Why is there this warning message?


I am trying to implement an qkv attention, and my attention module is like this:

class QKVAttention(nn.Module):

    def __init__(self, n_chan_q=112, n_chan_kv=1280, mid_chan=256):
        super(QKVAttention, self).__init__()
        self.mid_chan = mid_chan
        self.conv_q = ConvBlock(n_chan_q, mid_chan, 1, 1, 0)
        self.conv_k = ConvBlock(n_chan_kv, mid_chan, 1, 1, 0)
        self.conv_v = ConvBlock(n_chan_kv, mid_chan, 1, 1, 0)

    def forward(self, feat, featq):
        n, c, h, w = featq.size()
        q = self.conv_q(featq).view(n, self.mid_chan, -1)
        k = self.conv_k(feat).view(n, self.mid_chan, -1)
        v = self.conv_v(feat).view(n, self.mid_chan, -1)
        #  qkv = q.permute(0, 2, 1).bmm(k).softmax(dim=2).bmm(v.permute(0, 2, 1))
        #  qkv = v.bmm(k.permute(0, 2, 1).bmm(q).softmax(dim=1))
        qkv = v.bmm(k.transpose(1, 2).bmm(q).softmax(dim=1))
        qkv = qkv.view(n, self.mid_chan, h, w)
        return qkv

The ConvBlk is a nn.Conv followed by a nn.BatchNorm2d and a nn.ReLU, my problem is that when I run this code there is a warning message like this:

[W TensorIterator.cpp:918] Warning: Mixed memory format inputs detected while calling the operator. The operator will output contiguous tensor even if some of the inputs are in channels_last format. (function operator())
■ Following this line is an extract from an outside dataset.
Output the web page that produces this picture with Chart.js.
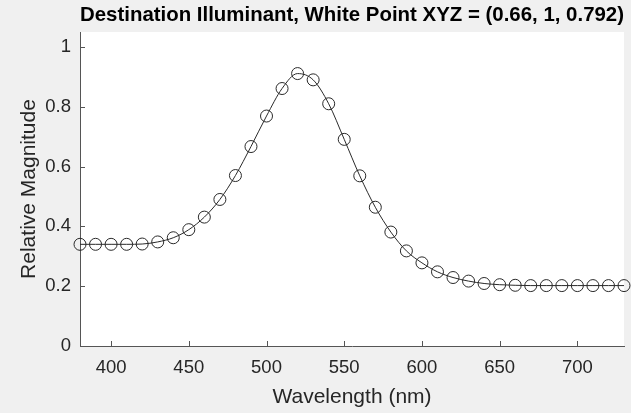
<!DOCTYPE html>
<html>
<head>
<meta charset="utf-8">
<script src="https://cdn.jsdelivr.net/npm/chart.js@4/dist/chart.umd.min.js"></script>
<style>
  html, body { margin: 0; padding: 0; background: #f0f0f0; }
  #wrap { width: 631px; height: 413px; position: relative; }
</style>
</head>
<body>
<div id="wrap"><canvas id="chart"></canvas></div>
<script>
  // wavelengths (nm) and relative magnitude
  var wavelengths = [380, 390, 400, 410, 420, 430, 440, 450, 460, 470, 480, 490, 500, 510,
                     520, 530, 540, 550, 560, 570, 580, 590, 600, 610, 620, 630, 640, 650,
                     660, 670, 680, 690, 700, 710, 720, 730];
  var magnitudes = [0.340, 0.340, 0.340, 0.340, 0.341, 0.348, 0.362, 0.389, 0.431, 0.490, 0.570, 0.667, 0.769, 0.861,
                    0.911, 0.890, 0.810, 0.691, 0.569, 0.464, 0.381, 0.318, 0.278, 0.248, 0.229, 0.217, 0.209, 0.205,
                    0.203, 0.202, 0.202, 0.202, 0.202, 0.202, 0.202, 0.202];
  var xTicks = [400, 450, 500, 550, 600, 650, 700];
  var yTicks = [0, 0.2, 0.4, 0.6, 0.8, 1];

  var axisColor = '#555555';
  var textColor = '#262626';
  var fontFamily = 'Liberation Sans, Arial, sans-serif';

  // white axes background
  var axesBg = {
    id: 'axesBg',
    beforeDraw: function(chart) {
      var a = chart.chartArea, ctx = chart.ctx;
      ctx.save();
      ctx.fillStyle = '#ffffff';
      ctx.fillRect(a.left, a.top, a.right - a.left, a.bottom - a.top);
      ctx.restore();
    }
  };

  // matlab style ticks pointing into the axes
  var inwardTicks = {
    id: 'inwardTicks',
    afterDatasetsDraw: function(chart) {
      var ctx = chart.ctx, a = chart.chartArea;
      var xs = chart.scales.x, ys = chart.scales.y;
      ctx.save();
      ctx.strokeStyle = axisColor;
      ctx.lineWidth = 1;
      ctx.beginPath();
      xTicks.forEach(function(v) {
        var px = Math.round(xs.getPixelForValue(v)) + 0.5;
        ctx.moveTo(px, a.bottom);
        ctx.lineTo(px, a.bottom - 5);
      });
      yTicks.forEach(function(v) {
        var py = Math.round(ys.getPixelForValue(v)) + 0.5;
        ctx.moveTo(a.left, py);
        ctx.lineTo(a.left + 5, py);
      });
      ctx.stroke();
      ctx.restore();
    }
  };

  var points = wavelengths.map(function(w, i) { return { x: w, y: magnitudes[i] }; });

  new Chart(document.getElementById('chart'), {
    type: 'line',
    data: {
      datasets: [{
        data: points,
        borderColor: '#2a2a2a',
        borderWidth: 1,
        cubicInterpolationMode: 'monotone',
        pointStyle: 'circle',
        pointRadius: 6,
        pointBorderWidth: 1,
        pointBorderColor: '#2a2a2a',
        pointBackgroundColor: 'rgba(0,0,0,0)',
        clip: false
      }]
    },
    options: {
      responsive: true,
      maintainAspectRatio: false,
      animation: false,
      layout: { padding: { left: 0, right: 5, top: 0, bottom: 0 } },
      plugins: {
        legend: { display: false },
        tooltip: { enabled: false },
        title: {
          display: true,
          fullSize: false,
          text: 'Destination Illuminant, White Point XYZ = (0.66, 1, 0.792)',
          align: 'center',
          color: '#000000',
          font: { family: fontFamily, size: 20.5, weight: 'bold' },
          padding: { top: 3.5, bottom: 3.9 }
        }
      },
      scales: {
        x: {
          type: 'linear',
          min: 380,
          max: 730,
          afterBuildTicks: function(scale) {
            scale.ticks = xTicks.map(function(v) { return { value: v }; });
          },
          afterFit: function(scale) { scale.height = 67; },
          grid: { display: true, drawOnChartArea: false, drawTicks: false },
          border: { display: true, color: axisColor, width: 1 },
          ticks: {
            color: textColor,
            padding: 11,
            maxRotation: 0,
            font: { family: fontFamily, size: 18.5 }
          },
          title: {
            display: true,
            text: 'Wavelength (nm)',
            color: textColor,
            font: { family: fontFamily, size: 21 },
            padding: { top: 0, bottom: 3.5 }
          }
        },
        y: {
          min: 0,
          max: 1.05,
          afterBuildTicks: function(scale) {
            scale.ticks = yTicks.map(function(v) { return { value: v }; });
          },
          afterFit: function(scale) { scale.width = 80; },
          grid: { display: true, drawOnChartArea: false, drawTicks: false },
          border: { display: true, color: axisColor, width: 1 },
          ticks: {
            color: textColor,
            padding: 9,
            font: { family: fontFamily, size: 18.5 },
            callback: function(v) { return String(Math.round(v * 10) / 10); }
          },
          title: {
            display: true,
            text: 'Relative Magnitude',
            color: textColor,
            font: { family: fontFamily, size: 21 },
            padding: { top: 17, bottom: 17 }
          }
        }
      }
    },
    plugins: [axesBg, inwardTicks]
  });
</script>
</body>
</html>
Would you tell me which operator broughts this warning, and what is wrong with my implementation ?

This warning can be raised, if the TensorIterator detects a channels_last tensor and another one in the contiguous memory format.
I guess k.transpose(1, 2).bmm(q) might be raising it.
Could you print the .size() and .stride() of both involved tensors?


I printed the two involved tensors, their size and stride are like this:

q.stride():  (147456, 576, 1)
q.size():  torch.Size([8, 256, 576])
k.transpose(1, 2).stride():  (147456, 1, 576)
k.transpose(1, 2).size():  torch.Size([8, 576, 256])

Will this warning have negative impact what I want to do, or is there any better way to implement this ?

Since the kernel size of my nn.conv2d (1, 1), is it better for me to use nn.linear ?

The warning shouldn’t have any negative effects, if you are not changing the memory format manually.
You could replace the conv layer with a linear layer, but this should not be necessary and I would recommend to stick to the approach, which makes the code easier to understand.

I think the memory format cannot be automatically detected due to the currently used (ambiguous) kernel shape.